Starting with the first line below, extract each line through the one that contains "const seriesNames = ['Gemeinde", inclusive, excluding pictures.

-=-=-

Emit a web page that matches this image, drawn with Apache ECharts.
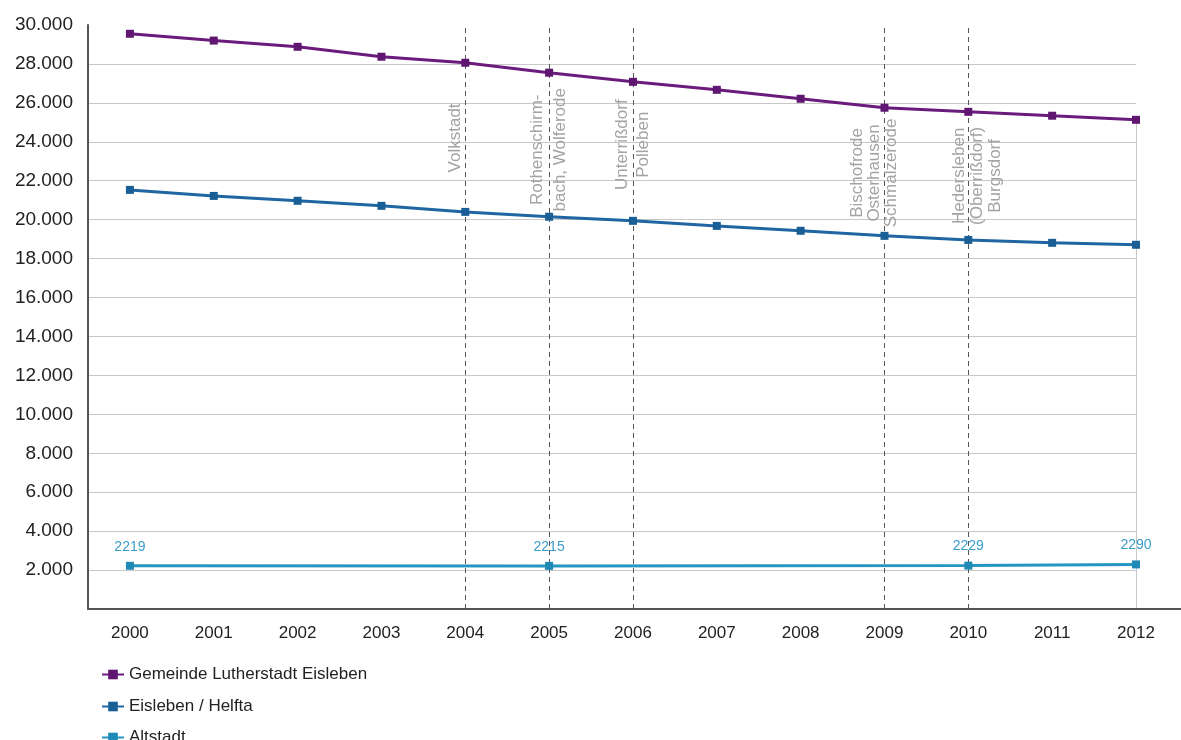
<!DOCTYPE html>
<html>
<head>
<meta charset="utf-8">
<script src="https://cdn.jsdelivr.net/npm/echarts@6/dist/echarts.min.js"></script>
<style>
  html, body { margin: 0; padding: 0; background: #fff; }
  #chart { width: 1181px; height: 740px; }
</style>
</head>
<body>
<div id="chart"></div>
<script>
// Einwohnerentwicklung 2000–2012
const years = [2000, 2001, 2002, 2003, 2004, 2005, 2006, 2007, 2008, 2009, 2010, 2011, 2012];
const gemeinde = [29550, 29200, 28880, 28370, 28060, 27550, 27080, 26670, 26210, 25750, 25540, 25340, 25130];
const eislebenHelfta = [21530, 21220, 20970, 20710, 20400, 20150, 19940, 19680, 19430, 19170, 18960, 18810, 18710];
const altstadt = [2219, null, null, null, null, 2215, null, null, null, null, 2229, null, 2290];
const seriesNames = ['Gemeinde Lutherstadt Eisleben', 'Eisleben / Helfta', 'Altstadt'];

// Eingemeindungen (Jahr, Ortsteile)
const incorporationYears = [2004, 2005, 2006, 2009, 2010];
const incorporationNames = [
  'Volkstadt',
  'Rothenschirm-\nbach, Wolferode',
  'Unterrißdorf\nPolleben',
  'Bischofrode\nOsterhausen\nSchmalzerode',
  'Hedersleben\n(Oberrißdorf)\nBurgsdorf'
];
// label placement: horizontal shift (px), vertical centre (axis value), line height
const labelLayout = [
  { dx: -10, y: 24200, lh: 17 },
  { dx: 0, y: 23590, lh: 23 },
  { dx: 0, y: 23850, lh: 21 },
  { dx: -10, y: 22400, lh: 17 },
  { dx: 9, y: 22250, lh: 18 }
];

const FONT = '"Liberation Sans", Arial, sans-serif';
const pxPerYear = 83.84;

const fmtThousands = v => String(v).replace(/\B(?=(\d{3})+(?!\d))/g, '.');
const toPairs = arr => years.map((y, i) => [y, arr[i]]).filter(p => p[1] !== null);

const chart = echarts.init(document.getElementById('chart'), null, { renderer: 'canvas' });

// one legend block per row, stacked at the bottom left
const legendTops = [661, 693, 724];
const legends = seriesNames.map((name, i) => ({
  orient: 'vertical',
  left: 96,
  top: legendTops[i],
  itemWidth: 22,
  itemHeight: 12,
  itemGap: 10,
  textStyle: { fontFamily: FONT, fontSize: 17, color: '#222' },
  data: [name]
}));

const option = {
  backgroundColor: '#ffffff',
  animation: false,
  textStyle: { fontFamily: FONT },
  grid: { left: 88, right: 45, top: 25, bottom: 131, containLabel: false },
  legend: legends,
  xAxis: {
    type: 'value',
    min: 1999.5,
    max: 2012,
    axisLine: { show: true, lineStyle: { color: '#555', width: 2 } },
    axisTick: { show: false },
    splitLine: { show: false },
    axisLabel: {
      customValues: years,
      formatter: v => String(v),
      color: '#222',
      fontSize: 17,
      fontFamily: FONT,
      margin: 16
    }
  },
  yAxis: {
    type: 'value',
    min: 0,
    max: 30000,
    interval: 2000,
    axisLine: { show: true, lineStyle: { color: '#555', width: 2 } },
    axisTick: { show: false },
    axisLabel: {
      showMinLabel: false,
      formatter: v => fmtThousands(v),
      color: '#222',
      fontSize: 19,
      fontFamily: FONT,
      margin: 15
    },
    splitLine: {
      show: true,
      showMinLine: false,
      showMaxLine: false,
      lineStyle: { color: '#c8c8c8', width: 1 }
    }
  },
  series: [
    {
      name: seriesNames[0],
      type: 'line',
      data: toPairs(gemeinde),
      symbol: 'rect',
      symbolSize: 8,
      color: '#6a1b7c',
      lineStyle: { width: 3, color: '#6a1b7c' },
      itemStyle: { color: '#5e1670' },
      z: 5,
      markLine: {
        silent: true,
        symbol: 'none',
        label: { show: false },
        lineStyle: { type: 'solid', color: '#c8c8c8', width: 1 },
        data: [
          [{ coord: [years[years.length - 1], gemeinde[gemeinde.length - 1]] },
           { coord: [years[years.length - 1], 0] }]
        ]
      }
    },
    {
      name: seriesNames[1],
      type: 'line',
      data: toPairs(eislebenHelfta),
      symbol: 'rect',
      symbolSize: 8,
      color: '#1f66a2',
      lineStyle: { width: 3, color: '#1f66a2' },
      itemStyle: { color: '#1a5e96' },
      z: 5,
      markLine: {
        silent: true,
        symbol: 'none',
        label: { show: false },
        lineStyle: { type: [5, 4], color: '#555', width: 1 },
        data: incorporationYears.map(y => ({ xAxis: y }))
      },
      markPoint: {
        silent: true,
        symbol: 'rect',
        symbolSize: 0,
        data: incorporationYears.map((y, i) => ({
          coord: [y + labelLayout[i].dx / pxPerYear, labelLayout[i].y],
          label: {
            show: true,
            position: 'inside',
            rotate: 90,
            formatter: incorporationNames[i],
            align: 'center',
            verticalAlign: 'middle',
            color: '#a3a3a3',
            fontSize: 17,
            lineHeight: labelLayout[i].lh,
            fontFamily: FONT
          }
        }))
      }
    },
    {
      name: seriesNames[2],
      type: 'line',
      data: toPairs(altstadt),
      symbol: 'rect',
      symbolSize: 8,
      color: '#2596c2',
      lineStyle: { width: 3, color: '#2596c2' },
      itemStyle: { color: '#1f8ab5' },
      z: 5,
      label: {
        show: true,
        position: 'top',
        distance: 8,
        color: '#3a9ccb',
        fontSize: 14,
        fontFamily: FONT,
        formatter: p => String(p.value[1])
      }
    }
  ]
};

chart.setOption(option);

// extend the baseline to the right edge of the canvas
const base = chart.convertToPixel({ gridIndex: 0 }, [2012, 0]);
chart.setOption({
  graphic: [{
    type: 'line',
    silent: true,
    shape: { x1: base[0], y1: base[1], x2: 1181, y2: base[1] },
    style: { stroke: '#555', lineWidth: 2 },
    z: 10
  }]
});
</script>
</body>
</html>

-=-=-

**Problem solution:**
Emit a web page that matches this image, drawn with Apache ECharts.
<!DOCTYPE html>
<html>
<head>
<meta charset="utf-8">
<script src="https://cdn.jsdelivr.net/npm/echarts@6/dist/echarts.min.js"></script>
<style>
  html, body { margin: 0; padding: 0; background: #fff; }
  #chart { width: 1181px; height: 740px; }
</style>
</head>
<body>
<div id="chart"></div>
<script>
// Einwohnerentwicklung 2000–2012
const years = [2000, 2001, 2002, 2003, 2004, 2005, 2006, 2007, 2008, 2009, 2010, 2011, 2012];
const gemeinde = [29550, 29200, 28880, 28370, 28060, 27550, 27080, 26670, 26210, 25750, 25540, 25340, 25130];
const eislebenHelfta = [21530, 21220, 20970, 20710, 20400, 20150, 19940, 19680, 19430, 19170, 18960, 18810, 18710];
const altstadt = [2219, null, null, null, null, 2215, null, null, null, null, 2229, null, 2290];
const seriesNames = ['Gemeinde Lutherstadt Eisleben', 'Eisleben / Helfta', 'Altstadt'];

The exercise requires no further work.